Piggott believes his organization is largely responsible for the program’s success, through educational efforts to familiarize farmers with it.

The tool assesses water withdrawals of more than 100,000 gallons per day – about 70 gallons per minute, said Marc Smith, senior policy manager for the National Wildlife Federation in Ann Arbor. It uses GPS coordinates to assess requests.

“It’s a screening tool,” Smith said. “It allows the state agency folks to only focus in on ones that are red-flagged.”

Similar tool in Ohio to receive agricultural support

Ohio hopes to launch a similar tool sometime in 2011, said Kristy Meyer, director of agricultural and clean water programs for the Ohio Environmental Council.

“Michigan paved the way” for other states in developing withdrawal assessment programs, said Meyer, a member of Ohio’s Great Lakes Compact Advisory Board.

In Ohio, all users, including agriculture, will pay to help fund the system, she said. “Don’t let that catch on here,” she said of Michigan’s agriculture exemption.

Smith, from the wildlife federation, agrees that the assessment tool works well, but also thinks farmers should have to pay.

“There’s got to be a commitment of the Legislature to fund it, and figure out how to get all users to pay,” he said. “We have to have that discussion.
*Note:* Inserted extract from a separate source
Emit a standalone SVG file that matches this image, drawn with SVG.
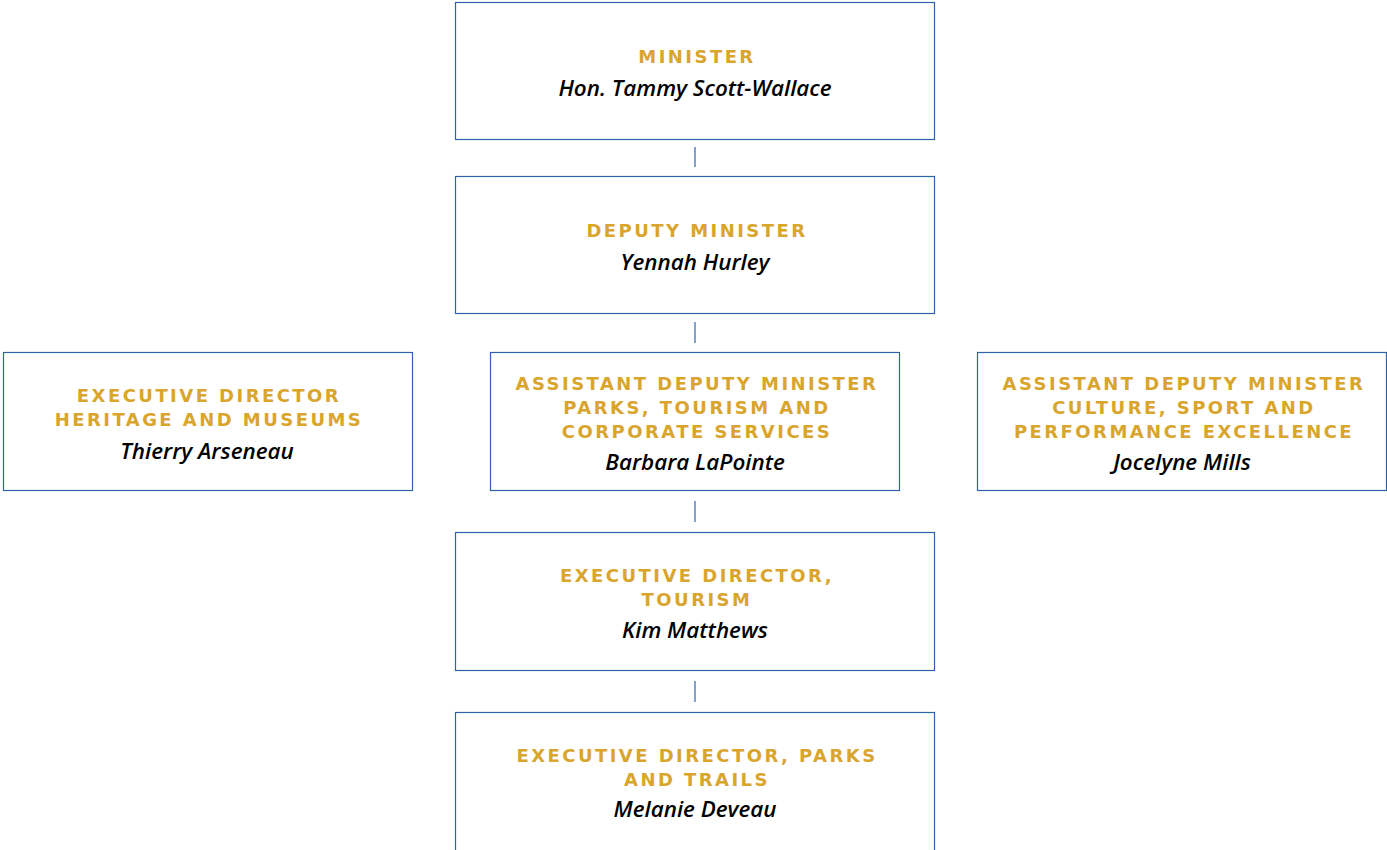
<svg xmlns="http://www.w3.org/2000/svg" width="1387" height="850" viewBox="0 0 1387 850">
<style>
.box{fill:#fff;stroke:#2F63A9;stroke-width:1.2}
.t{font-family:"DejaVu Sans","Open Sans",sans-serif;font-weight:700;font-size:18px;letter-spacing:2.45px;fill:#D9A52C;text-anchor:middle}
.n{font-family:"Open Sans","Liberation Sans",sans-serif;font-weight:600;font-style:italic;font-size:22.4px;fill:#000;text-anchor:middle}
.c{stroke:#2F63A9;stroke-width:1.2}
</style>
<rect width="1387" height="850" fill="#fff"/>
<g id="connectors">
<line class="c" x1="695" y1="147" x2="695" y2="167"/>
<line class="c" x1="695" y1="322" x2="695" y2="343"/>
<line class="c" x1="695" y1="501" x2="695" y2="522"/>
<line class="c" x1="695" y1="681" x2="695" y2="702"/>
</g>
<g id="minister">
<rect class="box" x="455.5" y="2.5" width="479" height="137"/>
<text class="t" x="697" y="63">MINISTER</text>
<text class="n" x="695" y="96">Hon. Tammy Scott-Wallace</text>
</g>
<g id="deputy">
<rect class="box" x="455.5" y="176.5" width="479" height="137"/>
<text class="t" x="697" y="237">DEPUTY MINISTER</text>
<text class="n" x="695" y="270">Yennah Hurley</text>
</g>
<g id="heritage">
<rect class="box" x="3.5" y="352.5" width="409" height="138"/>
<text class="t" x="209" y="402">EXECUTIVE DIRECTOR</text>
<text class="t" x="209" y="426">HERITAGE AND MUSEUMS</text>
<text class="n" x="207" y="459">Thierry Arseneau</text>
</g>
<g id="adm-parks">
<rect class="box" x="490.5" y="352.5" width="409" height="138"/>
<text class="t" x="697" y="390">ASSISTANT DEPUTY MINISTER</text>
<text class="t" x="697" y="414">PARKS, TOURISM AND</text>
<text class="t" x="697" y="438">CORPORATE SERVICES</text>
<text class="n" x="695" y="470">Barbara LaPointe</text>
</g>
<g id="adm-culture">
<rect class="box" x="977.5" y="352.5" width="409" height="138"/>
<text class="t" x="1184" y="390">ASSISTANT DEPUTY MINISTER</text>
<text class="t" x="1184" y="414">CULTURE, SPORT AND</text>
<text class="t" x="1184" y="438">PERFORMANCE EXCELLENCE</text>
<text class="n" x="1182" y="470">Jocelyne Mills</text>
</g>
<g id="ed-tourism">
<rect class="box" x="455.5" y="532.5" width="479" height="138"/>
<text class="t" x="697" y="582">EXECUTIVE DIRECTOR,</text>
<text class="t" x="697" y="606">TOURISM</text>
<text class="n" x="695" y="638">Kim Matthews</text>
</g>
<g id="ed-parks">
<rect class="box" x="455.5" y="712.5" width="479" height="140"/>
<text class="t" x="697" y="762">EXECUTIVE DIRECTOR, PARKS</text>
<text class="t" x="697" y="786">AND TRAILS</text>
<text class="n" x="695" y="817">Melanie Deveau</text>
</g>
</svg>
We have to keep this tool.”

2 thoughts on “Future of Michigan automated water permit tool in doubt

  1. I have no scientific basis to judge the veracity of the “tool,” but let’s not become over-reliant on technology that hasn’t stood the test of time.

    Here’s what I mean.

    The Chesapeake Bay’s $6bn/20 year restoration program has essentially failed for a number of reasons – primarily because special interests
    like agriculture were accommodated and the lack of enforcement.

    A contributor to the failure was over-reliance on computer generated predictive modeling that painted an optimistic picture of the Chesapeake’s future health that wasn’t going to be achievable.

    Here’s how the Washington Post described the outcome. “It was clear that the model’s version of the Chesapeake was healthier than the real one.”

    So let’s use technology to help us but also understand that it isn’t a silver bullet. It can assist but should never be a substitute for our own expertise and common sense.

    Thanks Jeff for your report.

    Gary

  2. Agriculture should help support the system by paying the fee as others do. Ag is tremendously dependent on water withdrawal, being perhaps the largest water user in the nation. The water is essentially free except for the energy and infrastructure required to pipe it. This “free” water is very significant to the profitability of agriculture. Paying the modest fee would be a small but worthwhile contribution to assuring the integrity of the ground water and surface water resource.